Am Vortag hatte das Verteidigungsministerium in Moskau mitgeteilt, dass Generalstabschef Waleri Gerassimow nun direkt und hauptamtlich das Kommando über die in der Ukraine eingesetzten Truppen übernommen habe. Der erst im Oktober ernannte Kommandeur Sergej Surowikin ist jetzt nur noch Gerassimows Stellvertreter. Die Rochade gilt als Versuch Putins, das Ansehen der wegen vieler Niederlagen in die Kritik geratenen Militärführung des Landes zu stärken.

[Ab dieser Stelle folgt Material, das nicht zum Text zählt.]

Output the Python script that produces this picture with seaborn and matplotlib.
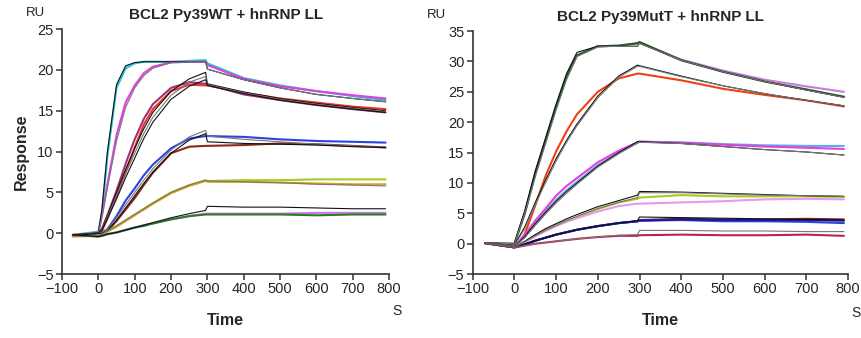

Nach monatelangem Einsatz als Bodentruppen will Russland nach britischer Einschätzung seine Luftlandeeinheiten in der Ukraine wieder als Elitetruppe nutzen. Kommandeure versuchten vermutlich, die Fallschirmjäger im Donbass im Osten des Landes sowie im Süden „mehr im Einklang mit ihrer eigentlichen Rolle als relativ elitäre schnelle Eingreiftruppe“ einzusetzen, teilte das Verteidigungsministerium in London am Donnerstag mit. So würden seit Jahresbeginn offensichtlich Teile der 76. Garde-Luftsturm-Division bei Kreminna eingesetzt, da Russland diesen Frontabschnitt als besonders verletzlich einstufe, hiess es in London. Nahe der Stadt im Gebiet Luhansk, wo ukrainische Truppen angreifen, sowie um Soledar im Gebiet Donezk, wo russische Einheiten vorrücken, sei zuletzt erbittert gekämpft worden.